Efforts to pass abortion ban in SC halted until January 2023

Only a day after elections, where four states, including Kentucky, voted to protect abortion rights through ballot initiatives, South Carolina lawmakers met Wednesday to find a compromise on a version of an abortion ban and failed.

Six members of the conference committee met first at 10 a.m.

Sen. Richard Cash, R-Anderson and Rep. John McCravy, R-Greenwood, again emphasized a proposal that would use the House version as a bedrock and would recognize that "life begins at conception." This meant that it would ban all abortions at the time of conception, with exceptions for pregnancies due to rape and incest.

Sen. Majority Leader Shane Massey reiterated that the Senate did not have the votes to pass such a proposal and that any proposal that banned abortions before six weeks would fail on the floor. Massey said that he intended to meet again after the Senate finished voting because he expected the chamber to reject the bill. In his view, he wanted to find a way to at least pass something.

No compromise reached:Upstate lawmakers propose near-total abortion bills

As expected, the Senate tabled the conference report. McCravy and Rep. Spencer Wetmore, D-Charleston, did not show up to the conference committee meeting held after the session. This meant that any opportunity of passing an abortion ban has ended, at least until the new session reconvenes in January of next year.

A visibly frustrated Massey said that he agreed with Cash when he said that this was the best time to pass an abortion ban, as the fate of the original six-week heartbeat bill hinges upon a judgment from the state Supreme Court. However, the House's reluctance to meet again and find a compromise was a legislative error, he said. The Senate version, a harsher and more restrictive six-week abortion ban, introduced through Massey's amendment back in September, banned all abortions from week six after conception and included exceptions for pregnancies borne from rape, incest, or if a mother's life was in danger or there were fetal anomalies. This version, Massey said, was not a "touchdown," but it was a "first down."

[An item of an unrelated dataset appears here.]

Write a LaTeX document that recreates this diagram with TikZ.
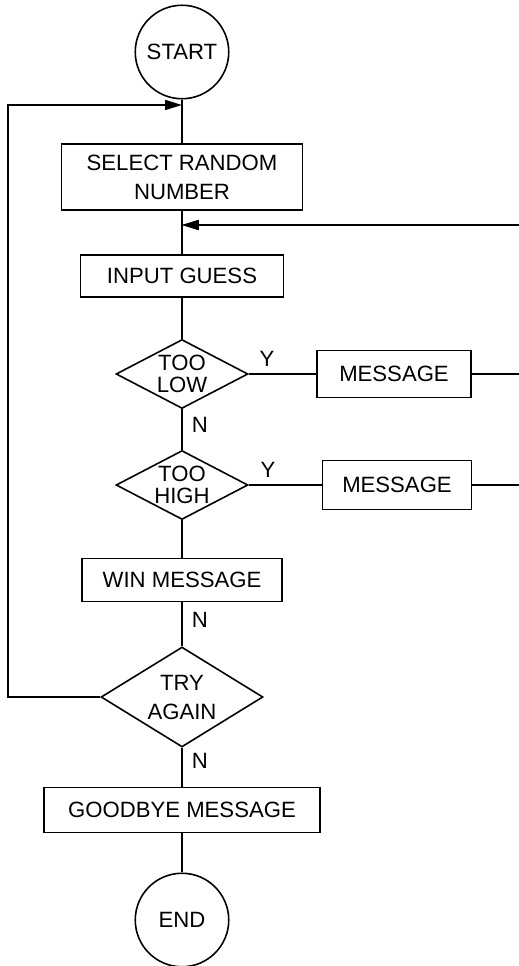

"Fire and brimstone ain't going to win y'all," Massey said, adding that the harsher six-week legislation would have sent a message to the SC Supreme Court and would have taken the state away from being the most lenient in the southeast U.S. when it came to abortion rights.

What has happened so far

The proposal that went on the Senate floor was the one that was proposed by Cash, which used the House version as a foundation.

In his proposal, Cash said that he had removed any reference to contraception to avoid controversies that suggested that birth control was in danger. He also added Senate language that prohibited the usage of fetal tissue from an abortion and banned state funding of Planned Parenthood, a proviso that is part of every state budget.

The third and most notable addition was the repeal of Roe’s codification in the state’s law.

While the Senate version instituted a six-week time period that allowed abortion, it also offered a "fix" for a loophole in the 2021 six-week heartbeat law.

A section in the 2021 law said that the act should not be construed as an effort to repeal the codification of Roe v. Wade in state law, done originally by the South Carolina General Assembly in 1974.

When the SC Supreme Court temporarily blocked the six-week fetal heartbeat bill after the U.S. Supreme Court overturned Roe v. Wade this past summer, the court emphasized the loophole and said the legislature's clear intent to retain the 1974 adoption of the Roe framework alongside the Act "arguably creates a conflict in the law." Both McCravy and Cash added the Senate "fix" to their proposals.